Key Styles: Levi’s is celebrating the 50th anniversary of the trucker jacket. The design team at Made & Crafted looked to aboriginal surf for the spring collection. This resulted in a hand-beaded trucker jacket, a knit style with fringe along the sleeves and a Japanese shibori-dyed jacket. In terms of denim shapes, Levi’s is still riffing on clean, cropped styles, but presented a new silhouette called the barrel, which has a high-rise waist with a bit of volume in the leg. Knits included Baja hoodies, cropped hoodies with ruching details and tie-dye T-shirts.

Prices: $148 to $450

Pamplemousse

Year Started: 2015

Designer: Danica Zheng

Aesthetic: Zheng, who attended architecture school at USC before going to The New School’s Parsons School of Design for fashion design, founded Pamplemousse, which means grapefruit in French, in downtown New York City. She’s known for her lingerie-inspired ready-to-wear.

Key styles: For spring, Zheng presented her signature slip dresses attached to a white T-shirt along with floral windbreakers, off-the-shoulder cotton blouses updated with pleats, open-back dresses with ribbon closures and a sheer, knee-length skirt with ruching details.

Prices: $125 to $225

WOMAN TRADE SHOW

Yajun

Year Started: 2016

Designer: Ya Jun Melody Lin

Aesthetic: Lin launched her namesake line while still in school and soon after won the Parsons x Kering Empowering Imagination design competition. Stylist Mel Ottenberg served as a judge and pulled a voluminous statement jacket for Rihanna’s VMA performance that same year, which has become the designer’s claim to fame.
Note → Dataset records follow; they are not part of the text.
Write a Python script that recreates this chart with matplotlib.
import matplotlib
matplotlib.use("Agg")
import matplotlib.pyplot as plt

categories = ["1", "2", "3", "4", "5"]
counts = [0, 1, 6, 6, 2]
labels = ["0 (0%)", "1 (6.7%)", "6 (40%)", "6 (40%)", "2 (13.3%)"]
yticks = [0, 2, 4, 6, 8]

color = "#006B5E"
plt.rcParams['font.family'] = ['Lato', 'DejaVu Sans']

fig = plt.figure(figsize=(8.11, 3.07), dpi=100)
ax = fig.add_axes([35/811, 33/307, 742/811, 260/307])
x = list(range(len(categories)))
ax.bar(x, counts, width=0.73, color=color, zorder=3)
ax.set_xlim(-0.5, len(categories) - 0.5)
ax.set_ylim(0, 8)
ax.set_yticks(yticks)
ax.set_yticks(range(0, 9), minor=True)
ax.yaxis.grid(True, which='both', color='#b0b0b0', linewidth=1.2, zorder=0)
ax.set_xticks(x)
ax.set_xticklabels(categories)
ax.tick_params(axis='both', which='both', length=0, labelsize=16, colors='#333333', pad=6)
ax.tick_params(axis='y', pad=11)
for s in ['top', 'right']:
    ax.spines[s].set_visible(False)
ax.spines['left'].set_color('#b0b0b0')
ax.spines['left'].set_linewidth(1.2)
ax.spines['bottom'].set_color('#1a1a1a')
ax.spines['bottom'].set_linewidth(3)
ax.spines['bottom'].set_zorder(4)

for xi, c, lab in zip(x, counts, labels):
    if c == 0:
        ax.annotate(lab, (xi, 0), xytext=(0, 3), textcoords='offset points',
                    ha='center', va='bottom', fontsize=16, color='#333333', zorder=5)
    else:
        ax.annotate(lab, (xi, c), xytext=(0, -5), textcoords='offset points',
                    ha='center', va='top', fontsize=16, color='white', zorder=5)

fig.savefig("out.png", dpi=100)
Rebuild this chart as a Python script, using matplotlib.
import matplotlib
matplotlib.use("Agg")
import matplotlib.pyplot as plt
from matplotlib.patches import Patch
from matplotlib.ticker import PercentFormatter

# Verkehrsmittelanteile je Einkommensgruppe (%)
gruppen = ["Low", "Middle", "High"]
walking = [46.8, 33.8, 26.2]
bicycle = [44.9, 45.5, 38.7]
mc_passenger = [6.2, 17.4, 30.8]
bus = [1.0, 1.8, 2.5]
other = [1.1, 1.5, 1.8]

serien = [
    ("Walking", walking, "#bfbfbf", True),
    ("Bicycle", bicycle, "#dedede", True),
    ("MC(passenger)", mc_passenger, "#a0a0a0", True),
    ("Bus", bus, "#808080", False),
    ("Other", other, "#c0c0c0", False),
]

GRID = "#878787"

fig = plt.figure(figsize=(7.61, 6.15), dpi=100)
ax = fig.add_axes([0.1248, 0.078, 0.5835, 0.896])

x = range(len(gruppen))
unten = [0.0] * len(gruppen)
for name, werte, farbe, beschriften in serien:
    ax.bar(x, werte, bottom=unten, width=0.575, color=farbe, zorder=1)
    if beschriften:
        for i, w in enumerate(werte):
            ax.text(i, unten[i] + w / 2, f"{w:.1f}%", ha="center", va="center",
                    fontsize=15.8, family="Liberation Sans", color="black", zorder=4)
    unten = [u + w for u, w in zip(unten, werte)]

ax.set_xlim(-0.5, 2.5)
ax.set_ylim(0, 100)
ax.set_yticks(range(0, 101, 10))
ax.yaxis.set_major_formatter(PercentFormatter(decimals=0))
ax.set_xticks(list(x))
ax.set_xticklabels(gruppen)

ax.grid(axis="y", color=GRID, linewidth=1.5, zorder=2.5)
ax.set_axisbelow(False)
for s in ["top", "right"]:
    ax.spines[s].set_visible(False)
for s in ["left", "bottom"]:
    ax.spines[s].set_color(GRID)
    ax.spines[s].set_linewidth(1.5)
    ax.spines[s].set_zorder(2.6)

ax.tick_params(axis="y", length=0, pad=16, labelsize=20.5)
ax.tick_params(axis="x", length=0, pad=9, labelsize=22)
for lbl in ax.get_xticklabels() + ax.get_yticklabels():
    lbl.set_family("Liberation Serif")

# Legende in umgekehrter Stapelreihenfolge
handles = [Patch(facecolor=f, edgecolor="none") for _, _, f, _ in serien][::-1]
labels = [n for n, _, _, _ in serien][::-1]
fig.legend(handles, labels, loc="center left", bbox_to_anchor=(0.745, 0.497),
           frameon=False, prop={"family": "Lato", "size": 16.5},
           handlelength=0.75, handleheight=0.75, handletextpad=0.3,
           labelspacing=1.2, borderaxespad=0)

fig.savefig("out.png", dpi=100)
Her aesthetic leans on a balance of contrasts — tailored and experimental, hard and soft, grungy and feminine — inherent in her name (in Chinese, “ya” means elegant, and “jun” means gentleman). Spring 2018 marks her official fashion week debut.

Key pieces: Statement separates with a streetwear bent, including patchwork tops and pants with topstitching, updated military jackets and long-sleeve tops with ruched treatments and elongated lines.

Prices: Simpler tops start at $100 wholesale, ruched long-sleeve tops at $210 and statement jackets up to $512.